● **INPUT ROWS**:
******************************

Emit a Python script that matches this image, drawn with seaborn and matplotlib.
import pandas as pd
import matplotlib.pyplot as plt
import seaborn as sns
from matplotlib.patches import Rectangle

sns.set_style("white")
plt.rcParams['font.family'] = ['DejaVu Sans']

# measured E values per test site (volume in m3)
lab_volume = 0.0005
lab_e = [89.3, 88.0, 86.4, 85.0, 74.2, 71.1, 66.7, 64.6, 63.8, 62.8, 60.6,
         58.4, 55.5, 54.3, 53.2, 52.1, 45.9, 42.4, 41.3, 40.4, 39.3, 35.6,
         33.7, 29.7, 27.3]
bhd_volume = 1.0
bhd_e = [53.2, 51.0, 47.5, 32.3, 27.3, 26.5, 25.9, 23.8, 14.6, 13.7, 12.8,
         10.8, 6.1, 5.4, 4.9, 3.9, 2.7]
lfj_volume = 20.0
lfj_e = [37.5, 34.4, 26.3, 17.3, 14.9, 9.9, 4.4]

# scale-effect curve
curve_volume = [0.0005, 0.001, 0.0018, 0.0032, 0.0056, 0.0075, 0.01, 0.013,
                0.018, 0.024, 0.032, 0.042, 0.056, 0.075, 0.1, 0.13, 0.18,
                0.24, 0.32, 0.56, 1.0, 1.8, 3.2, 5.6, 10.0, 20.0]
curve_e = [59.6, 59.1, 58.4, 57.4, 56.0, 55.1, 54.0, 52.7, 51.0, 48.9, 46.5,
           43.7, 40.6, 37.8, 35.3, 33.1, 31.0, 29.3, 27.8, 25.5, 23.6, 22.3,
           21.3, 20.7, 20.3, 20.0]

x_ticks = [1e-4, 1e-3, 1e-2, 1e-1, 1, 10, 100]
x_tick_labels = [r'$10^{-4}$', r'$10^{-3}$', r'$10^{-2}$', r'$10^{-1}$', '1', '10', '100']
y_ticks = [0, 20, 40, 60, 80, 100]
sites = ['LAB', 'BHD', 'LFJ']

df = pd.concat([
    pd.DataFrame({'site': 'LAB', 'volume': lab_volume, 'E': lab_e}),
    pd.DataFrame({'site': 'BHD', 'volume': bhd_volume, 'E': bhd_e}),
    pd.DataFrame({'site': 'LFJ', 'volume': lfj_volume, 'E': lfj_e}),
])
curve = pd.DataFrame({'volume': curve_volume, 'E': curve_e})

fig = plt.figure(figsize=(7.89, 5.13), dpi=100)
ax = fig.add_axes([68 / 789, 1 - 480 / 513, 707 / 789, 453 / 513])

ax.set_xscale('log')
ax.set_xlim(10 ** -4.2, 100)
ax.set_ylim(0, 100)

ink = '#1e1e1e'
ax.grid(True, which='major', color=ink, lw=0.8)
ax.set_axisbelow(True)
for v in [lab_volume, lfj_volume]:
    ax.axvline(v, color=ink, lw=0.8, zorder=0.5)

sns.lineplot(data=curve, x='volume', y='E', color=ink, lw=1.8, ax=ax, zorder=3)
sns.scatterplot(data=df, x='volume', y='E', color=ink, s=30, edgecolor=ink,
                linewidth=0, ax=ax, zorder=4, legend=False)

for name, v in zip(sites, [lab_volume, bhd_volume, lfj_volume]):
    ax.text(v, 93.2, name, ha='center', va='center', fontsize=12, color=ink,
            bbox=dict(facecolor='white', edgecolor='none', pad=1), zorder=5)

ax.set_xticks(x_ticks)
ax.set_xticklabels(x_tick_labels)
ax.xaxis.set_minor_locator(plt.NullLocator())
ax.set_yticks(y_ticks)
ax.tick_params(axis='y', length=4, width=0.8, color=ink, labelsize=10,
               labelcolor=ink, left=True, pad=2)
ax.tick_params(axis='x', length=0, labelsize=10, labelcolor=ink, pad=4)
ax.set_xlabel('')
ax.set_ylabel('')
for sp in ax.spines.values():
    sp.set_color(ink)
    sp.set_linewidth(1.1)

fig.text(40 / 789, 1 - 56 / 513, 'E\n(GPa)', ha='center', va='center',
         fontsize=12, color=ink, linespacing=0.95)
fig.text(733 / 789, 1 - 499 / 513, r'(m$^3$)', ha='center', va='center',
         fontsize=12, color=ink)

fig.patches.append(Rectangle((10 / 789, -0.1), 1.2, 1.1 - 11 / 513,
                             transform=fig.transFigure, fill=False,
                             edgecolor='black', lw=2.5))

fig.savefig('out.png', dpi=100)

******************************

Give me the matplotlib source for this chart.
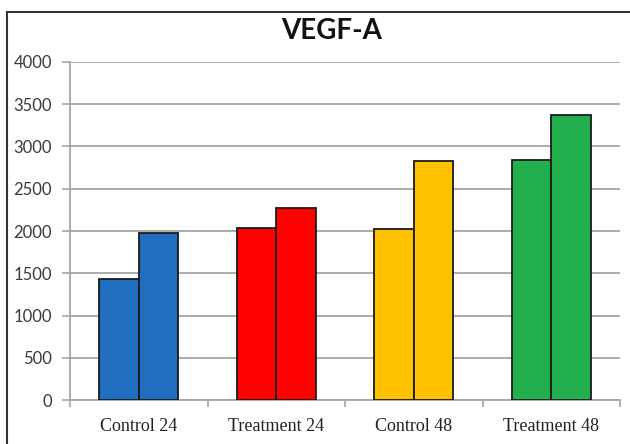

******************************

● **TASK TO CARRY OUT**:
Only the lines from the one with "Emit a Python" to the one with "lfj_e = [37.5, 34.4, 26.3, 17.3, 14.9, 9.9, 4.4]" are wanted; extract them exactly, both ends included.

● **TASK RESULT**:
Emit a Python script that matches this image, drawn with seaborn and matplotlib.
import pandas as pd
import matplotlib.pyplot as plt
import seaborn as sns
from matplotlib.patches import Rectangle

sns.set_style("white")
plt.rcParams['font.family'] = ['DejaVu Sans']

# measured E values per test site (volume in m3)
lab_volume = 0.0005
lab_e = [89.3, 88.0, 86.4, 85.0, 74.2, 71.1, 66.7, 64.6, 63.8, 62.8, 60.6,
         58.4, 55.5, 54.3, 53.2, 52.1, 45.9, 42.4, 41.3, 40.4, 39.3, 35.6,
         33.7, 29.7, 27.3]
bhd_volume = 1.0
bhd_e = [53.2, 51.0, 47.5, 32.3, 27.3, 26.5, 25.9, 23.8, 14.6, 13.7, 12.8,
         10.8, 6.1, 5.4, 4.9, 3.9, 2.7]
lfj_volume = 20.0
lfj_e = [37.5, 34.4, 26.3, 17.3, 14.9, 9.9, 4.4]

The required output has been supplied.